> [What you need to do] Without the pictures, print the lines running from the beginning of the material to the line containing "[116, 150, 95]]", both ends included.

> [Available data]
▬▬▬▬▬▬▬▬▬▬
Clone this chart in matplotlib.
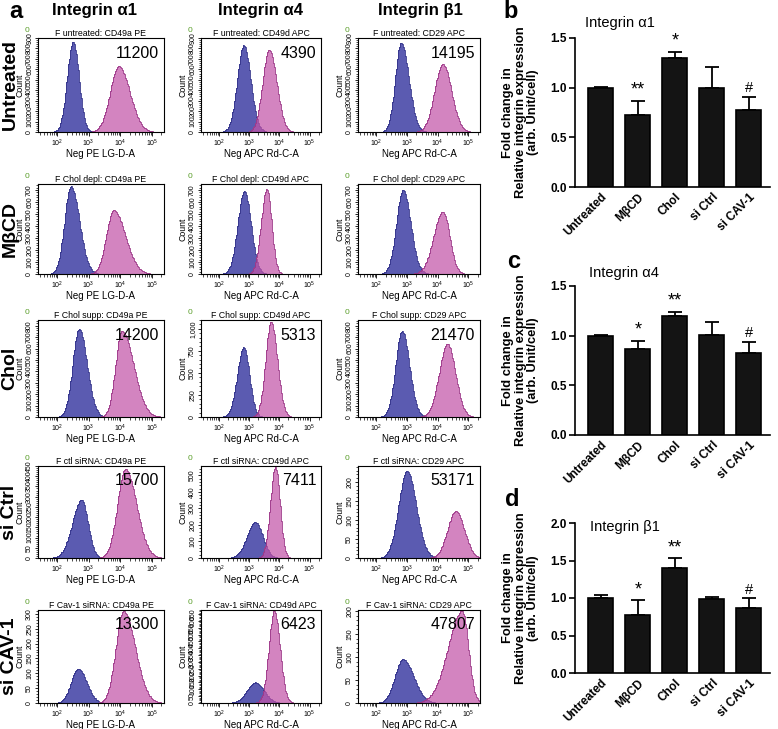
import numpy as np
import matplotlib
matplotlib.use('Agg')
import matplotlib.pyplot as plt
from matplotlib.ticker import MultipleLocator, LogLocator, AutoMinorLocator, FuncFormatter, FormatStrFormatter

plt.rcParams['font.family'] = ['Liberation Sans', 'DejaVu Sans']

W, H = 778, 729  # figure size in pixels

# ---------------- panel a: flow cytometry histograms ----------------
row_names = ['Untreated', 'MβCD', 'Chol', 'si Ctrl', 'si CAV-1']
col_names = ['Integrin α1', 'Integrin α4', 'Integrin β1']
sample_tags = ['F untreated', 'F Chol depl', 'F Chol supp', 'F ctl siRNA', 'F Cav-1 siRNA']
markers = ['CD49a PE', 'CD49d APC', 'CD29 APC']
hist_xlabels = ['Neg PE LG-D-A', 'Neg APC Rd-C-A', 'Neg APC Rd-C-A']

mfi_text = [['11200', '4390', '14195'],
            ['', '', ''],
            ['14200', '5313', '21470'],
            ['15700', '7411', '53171'],
            ['13300', '6423', '47807']]

# negative control population (blue): log10 peak, left/right spread, peak count
neg_peak = [[2.51, 2.82, 2.81], [2.44, 2.84, 2.87], [2.70, 2.82, 2.84], [2.78, 3.21, 3.00], [2.67, 3.21, 2.87]]
neg_wl = [[0.185, 0.215, 0.19], [0.20, 0.22, 0.215], [0.20, 0.215, 0.21], [0.29, 0.28, 0.27], [0.22, 0.28, 0.26]]
neg_wr = [[0.185, 0.23, 0.25], [0.27, 0.22, 0.25], [0.25, 0.19, 0.24], [0.20, 0.24, 0.30], [0.27, 0.28, 0.35]]
neg_count = [[865, 830, 855], [730, 690, 700], [775, 790, 755], [285, 217, 230], [116, 150, 95]]

# stained population (pink)
pos_peak = [[3.95, 3.66, 4.17], [3.79, 3.58, 4.17], [4.05, 3.72, 4.32], [4.16, 3.87, 4.59], [4.10, 3.83, 4.80]]
pos_wl = [[0.27, 0.215, 0.27], [0.23, 0.185, 0.30], [0.20, 0.18, 0.27], [0.25, 0.17, 0.27], [0.24, 0.18, 0.46]]
pos_wr = [[0.35, 0.25, 0.28], [0.37, 0.16, 0.22], [0.37, 0.21, 0.26], [0.35, 0.15, 0.28], [0.37, 0.19, 0.20]]
pos_count = [[630, 790, 650], [530, 710, 520], [755, 1080, 640], [435, 550, 123], [310, 675, 200]]

y_max = [[900, 900, 900], [750, 750, 750], [850, 1100, 850], [450, 556, 242], [313, 680, 202]]
y_step = [[100, 100, 100], [100, 100, 100], [100, 250, 100], [50, 100, 50], [50, 50, 50]]

# ---------------- panels b-d: bar charts ----------------
groups = ['Untreated', 'MβCD', 'Chol', 'si Ctrl', 'si CAV-1']
a1_mean = [1.00, 0.72, 1.30, 1.00, 0.78]
a1_err = [0.01, 0.15, 0.06, 0.21, 0.13]
a1_sig = ['', '**', '*', '', '#']
a4_mean = [1.00, 0.87, 1.20, 1.01, 0.83]
a4_err = [0.01, 0.08, 0.04, 0.13, 0.11]
a4_sig = ['', '*', '**', '', '#']
b1_mean = [1.00, 0.78, 1.40, 0.99, 0.87]
b1_err = [0.04, 0.19, 0.13, 0.03, 0.13]
b1_sig = ['', '*', '**', '', '#']


def rect(x0, y0, x1, y1):
    return [x0 / W, 1 - y1 / H, (x1 - x0) / W, (y1 - y0) / H]


def ftext(x, y, s, **kw):
    fig.text(x / W, 1 - y / H, s, **kw)


def pop_curve(mids, c, wl, wr, h):
    w = np.where(mids < c, wl, wr)
    return h * np.exp(-0.5 * ((mids - c) / w) ** 2)


fig = plt.figure(figsize=(W / 100, H / 100), dpi=100)

col_x = [(38, 164), (201, 321), (358, 480)]
row_y = [(38, 132), (184, 274), (320, 417), (466, 558), (610, 703)]
edges = np.linspace(1.4, 5.38, 200)
mids = (edges[:-1] + edges[1:]) / 2

for r in range(5):
    for c in range(3):
        ax = fig.add_axes(rect(col_x[c][0], row_y[r][0], col_x[c][1], row_y[r][1]))
        yn = pop_curve(mids, neg_peak[r][c], neg_wl[r][c], neg_wr[r][c], neg_count[r][c])
        yp = pop_curve(mids, pos_peak[r][c], pos_wl[r][c], pos_wr[r][c], pos_count[r][c])
        ax.stairs(yn, 10 ** edges, fill=True, color='#5252ad', alpha=0.95)
        ax.stairs(yn, 10 ** edges, color='#33338a', lw=0.6)
        ax.stairs(yp, 10 ** edges, fill=True, color='#c255a8', alpha=0.72)
        ax.stairs(yp, 10 ** edges, color='#9a3586', lw=0.6)
        ax.set_xscale('log')
        ax.set_xlim(10 ** 1.4, 10 ** 5.38)
        ax.set_ylim(0, y_max[r][c])
        ax.xaxis.set_major_locator(LogLocator(base=10, numticks=10))
        ax.yaxis.set_major_locator(MultipleLocator(y_step[r][c]))
        ax.yaxis.set_major_formatter(FuncFormatter(lambda v, p: '{:,.0f}'.format(v)))
        ax.yaxis.set_minor_locator(AutoMinorLocator(5))
        ax.tick_params(axis='x', which='major', labelsize=5, length=3, width=0.6, pad=1)
        ax.tick_params(axis='x', which='minor', length=1.8, width=0.5)
        ax.tick_params(axis='y', which='major', labelsize=5, length=2.5, width=0.6, pad=1, labelrotation=90)
        ax.tick_params(axis='y', which='minor', length=1.5, width=0.5)
        for lab in ax.get_yticklabels():
            lab.set_va('center')
        for sp in ax.spines.values():
            sp.set_linewidth(0.8)
        ax.set_title(sample_tags[r] + ': ' + markers[c], fontsize=6.3, pad=1.5)
        ax.set_xlabel(hist_xlabels[c], fontsize=7, labelpad=0)
        ax.set_ylabel('Count', fontsize=6.3, labelpad=1)
        if mfi_text[r][c]:
            ax.text(0.96, 0.92, mfi_text[r][c], transform=ax.transAxes,
                    ha='right', va='top', fontsize=11.5)
        ftext(col_x[c][0] - 11, row_y[r][0] - 7, '0', color='#5a9e2a', fontsize=6,
              ha='center', va='center')
    ftext(10, (row_y[r][0] + row_y[r][1]) / 2, row_names[r], rotation=90,
          fontsize=14, weight='bold', ha='center', va='center')

for c, name in enumerate(col_names):
    ftext([94, 260, 420][c], 11, name, fontsize=12, weight='bold', ha='center', va='center')

ftext(16, 12, 'a', fontsize=17, weight='bold', ha='center', va='center')

# bar panels
bar_panels = [
    ('b', 'Integrin α1', a1_mean, a1_err, a1_sig, (38, 187), 1.5, (511, 12), (585, 23)),
    ('c', 'Integrin α4', a4_mean, a4_err, a4_sig, (286, 435), 1.5, (514, 262), (589, 273)),
    ('d', 'Integrin β1', b1_mean, b1_err, b1_sig, (523, 673), 2.0, (512, 500), (590, 527)),
]
x = np.arange(len(groups))
for letter, title, mean, err, sig, (ytop, ybot), ymax, lpos, tpos in bar_panels:
    ax = fig.add_axes(rect(575, ytop, 770, ybot))
    ax.bar(x, mean, width=0.68, color='#141414', edgecolor='black', linewidth=1.2, zorder=2)
    ax.errorbar(x, mean, yerr=[np.zeros(len(err)), err], fmt='none', ecolor='black',
                elinewidth=1.3, capsize=5, capthick=1.3, zorder=1)
    for i, s in enumerate(sig):
        if s:
            fs = 13 if '*' in s else 10.5
            ax.text(x[i], mean[i] + err[i] + 0.02, s, ha='center', va='bottom', fontsize=fs)
    ax.set_xlim(-0.70, 4.57)
    ax.set_ylim(0, ymax)
    ax.yaxis.set_major_locator(MultipleLocator(0.5))
    ax.yaxis.set_major_formatter(FormatStrFormatter('%.1f'))
    ax.set_xticks(x)
    ax.set_xticklabels(groups, rotation=45, ha='right', rotation_mode='anchor',
                       fontsize=8.5, weight='bold')
    for lab in ax.get_yticklabels():
        lab.set_fontweight('bold')
    ax.tick_params(axis='y', labelsize=8.5, length=4, width=1.2, pad=2)
    ax.tick_params(axis='x', length=0, pad=3)
    ax.spines['top'].set_visible(False)
    ax.spines['right'].set_visible(False)
    ax.spines['left'].set_linewidth(1.2)
    ax.spines['bottom'].set_linewidth(1.2)
    ax.set_ylabel('Fold change in\nRelative integrin expression\n(arb. Unit/cell)',
                  fontsize=9.3, weight='bold', labelpad=8, linespacing=1.05)
    ftext(lpos[0], lpos[1], letter, fontsize=17, weight='bold', ha='center', va='center')
    ftext(tpos[0], tpos[1], title, fontsize=10.5, ha='left', va='center')

fig.savefig('out.png', dpi=100)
▬▬▬▬▬▬▬▬▬▬
> [Answer for this exercise]
Clone this chart in matplotlib.
import numpy as np
import matplotlib
matplotlib.use('Agg')
import matplotlib.pyplot as plt
from matplotlib.ticker import MultipleLocator, LogLocator, AutoMinorLocator, FuncFormatter, FormatStrFormatter

plt.rcParams['font.family'] = ['Liberation Sans', 'DejaVu Sans']

W, H = 778, 729  # figure size in pixels

# ---------------- panel a: flow cytometry histograms ----------------
row_names = ['Untreated', 'MβCD', 'Chol', 'si Ctrl', 'si CAV-1']
col_names = ['Integrin α1', 'Integrin α4', 'Integrin β1']
sample_tags = ['F untreated', 'F Chol depl', 'F Chol supp', 'F ctl siRNA', 'F Cav-1 siRNA']
markers = ['CD49a PE', 'CD49d APC', 'CD29 APC']
hist_xlabels = ['Neg PE LG-D-A', 'Neg APC Rd-C-A', 'Neg APC Rd-C-A']

mfi_text = [['11200', '4390', '14195'],
            ['', '', ''],
            ['14200', '5313', '21470'],
            ['15700', '7411', '53171'],
            ['13300', '6423', '47807']]

# negative control population (blue): log10 peak, left/right spread, peak count
neg_peak = [[2.51, 2.82, 2.81], [2.44, 2.84, 2.87], [2.70, 2.82, 2.84], [2.78, 3.21, 3.00], [2.67, 3.21, 2.87]]
neg_wl = [[0.185, 0.215, 0.19], [0.20, 0.22, 0.215], [0.20, 0.215, 0.21], [0.29, 0.28, 0.27], [0.22, 0.28, 0.26]]
neg_wr = [[0.185, 0.23, 0.25], [0.27, 0.22, 0.25], [0.25, 0.19, 0.24], [0.20, 0.24, 0.30], [0.27, 0.28, 0.35]]
neg_count = [[865, 830, 855], [730, 690, 700], [775, 790, 755], [285, 217, 230], [116, 150, 95]]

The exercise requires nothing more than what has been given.